Recalibration: [Change your modius operandi—habits of working.]  I believe there is now a growing grass root repentance in many communities to become increasingly aware of the need, and to actually listen and work for solutions that are both attainable and sustainable.

Celebration: [Reaching your destination, having learned lessons.] I celebrate the focus this past few months has directed to a need that many busy white citizens, like me, simply did not realize existed. That lack of awareness is changing

WHILE I AGREE that skin color is involved, I do not believe skin color is at the root of the challenge to the systemic racial injustice we must overcome.  In my opinion, our systemic injustice is more due to mutual ignorance of social/cultural distinctives.  We do not understand each other.  We do not listen to one another ‘heart to heart’.  We do not learn from one another the many valuable lessons each culture has to offer others.  Too often, we think only in terms of “them” and “us” instead of “we, (all) the people.”

I BELIEVE JESUS has given His followers the model that can eliminate systemic racial injustice. It begins with God’s love: first, for one another, regardless of our ethnicity or culture, and together reaches out with that same love to everyone.
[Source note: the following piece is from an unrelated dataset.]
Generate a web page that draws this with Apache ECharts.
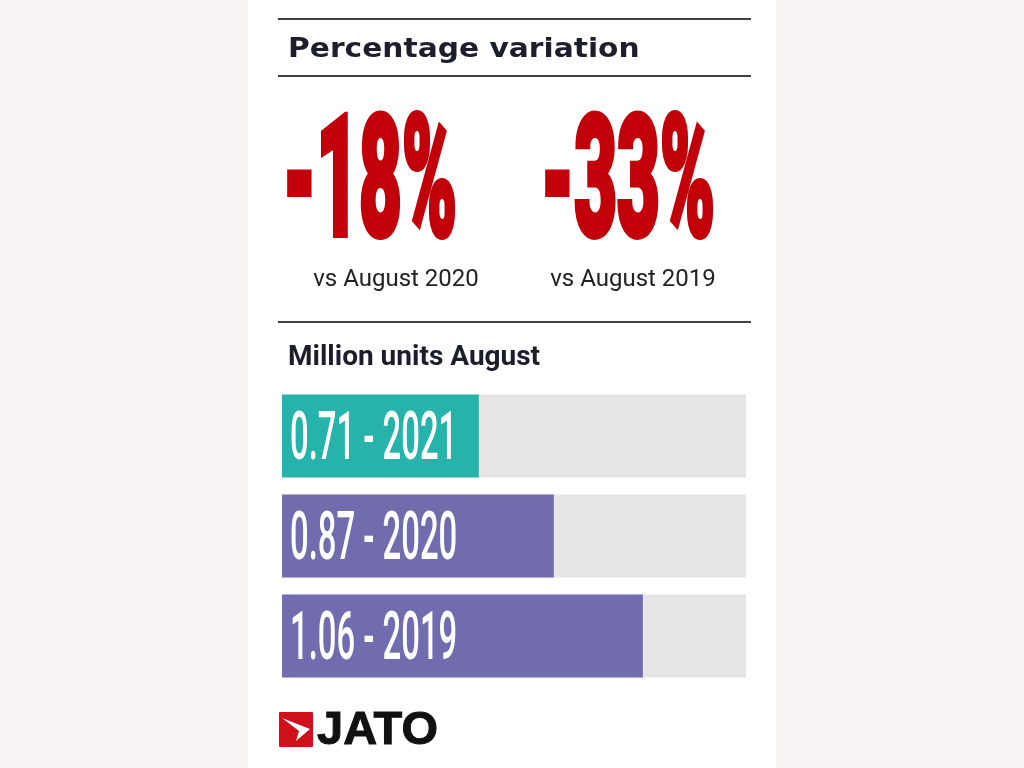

Here I want to take a little ‘license’ in looking at the Apostle Paul’s defense before Agrippa:

First to those in Damascus [Minneapolis], then to those in Jerusalem [St. Paul] and in all Judea [Minnesota], and to the Gentiles [non-believers] also, I preached that they should repent [change their thinking] and turn to God and prove their repentance [changed thinking] by their deeds.  [future actions of love!]  —Acts 26:20

“Love seeks one thing only: the good of the one loved.”